Information provided =>
* * * * * * * * *

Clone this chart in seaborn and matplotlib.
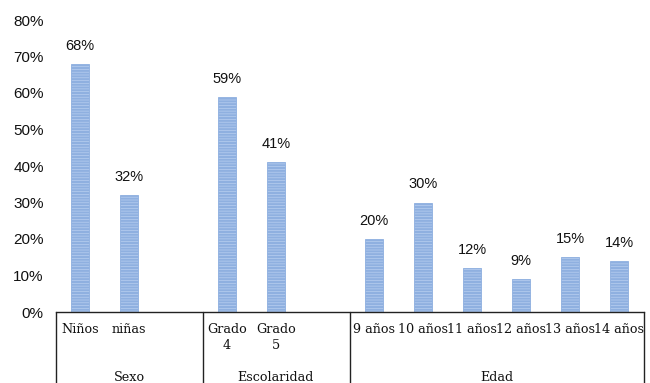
import matplotlib
matplotlib.use("Agg")
import matplotlib.pyplot as plt
import matplotlib.transforms as mtransforms
import seaborn as sns
import pandas as pd

# Survey breakdown (% of respondents)
categories = ["Niños", "niñas", "Grado 4", "Grado 5",
              "9 años", "10 años", "11 años", "12 años", "13 años", "14 años"]
values = [68, 32, 59, 41, 20, 30, 12, 9, 15, 14]
tick_labels = ["Niños", "niñas", "", "Grado\n4", "Grado\n5", "",
               "9 años", "10 años", "11 años", "12 años", "13 años", "14 años"]
groups = ["Sexo", "Escolaridad", "Edad"]
y_ticks = [0, 10, 20, 30, 40, 50, 60, 70, 80]

# slot order with empty gaps between groups
order = ["Niños", "niñas", "gap_a", "Grado 4", "Grado 5", "gap_b",
         "9 años", "10 años", "11 años", "12 años", "13 años", "14 años"]
group_bounds = [(-0.5, 2.5), (2.5, 5.5), (5.5, 11.5)]

df = pd.DataFrame({"categoria": categories, "valor": values})

sns.set_theme(style="white")
plt.rcParams["hatch.linewidth"] = 1.5
plt.rcParams["hatch.color"] = "#6e98d4"

fig = plt.figure(figsize=(6.5, 3.83), dpi=100)
ax = fig.add_axes([55.5 / 650, 1 - 312 / 383, 588 / 650, 292 / 383])

sns.barplot(data=df, x="categoria", y="valor", order=order, ax=ax,
            color="#b9cff0", width=0.37, saturation=1, errorbar=None,
            edgecolor="#8fb0e0", linewidth=0.6, hatch="------")

sans = ["Liberation Sans", "DejaVu Sans"]
serif = ["DejaVu Serif"]

for bar in ax.patches:
    h = bar.get_height()
    if h > 0:
        ax.annotate(f"{h:.0f}%", (bar.get_x() + bar.get_width() / 2, h),
                    xytext=(0, 8), textcoords="offset points",
                    ha="center", va="bottom", fontsize=10.5, family=sans,
                    color="#111111")

ax.set_ylim(0, 80)
ax.set_xlim(-0.5, 11.5)
ax.set_yticks(y_ticks)
ax.set_yticklabels([f"{t}%" for t in y_ticks], family=sans, fontsize=11,
                   color="#111111")
ax.set_xticks(range(len(order)))
ax.set_xticklabels(tick_labels, family=serif, fontsize=9.2, color="#111111",
                   linespacing=1.25, va="top")
ax.tick_params(axis="x", length=0, pad=8)
ax.tick_params(axis="y", length=0, pad=8.5)
ax.set_xlabel("")
ax.set_ylabel("")
for side in ["top", "right", "left"]:
    ax.spines[side].set_visible(False)
ax.spines["bottom"].set_color("#222222")
ax.spines["bottom"].set_linewidth(1.0)

# group boxes beneath the category axis
trans = mtransforms.blended_transform_factory(ax.transData, ax.transAxes)
edges = sorted({b for pair in group_bounds for b in pair})
for x in edges:
    ax.plot([x, x], [0, -0.3], transform=trans, color="#222222",
            lw=1.0, clip_on=False)
for (x0, x1), name in zip(group_bounds, groups):
    ax.text((x0 + x1) / 2, -0.225, name, transform=trans, ha="center",
            va="center", family=serif, fontsize=9.2, color="#111111")

fig.savefig("out.png", dpi=100)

* * * * * * * * *

What you are asked to do => Write down every line from the opening of the listing to the line with "import pandas as pd", both included, and nothing else; the pictures are omitted.

The answer =>
Clone this chart in seaborn and matplotlib.
import matplotlib
matplotlib.use("Agg")
import matplotlib.pyplot as plt
import matplotlib.transforms as mtransforms
import seaborn as sns
import pandas as pd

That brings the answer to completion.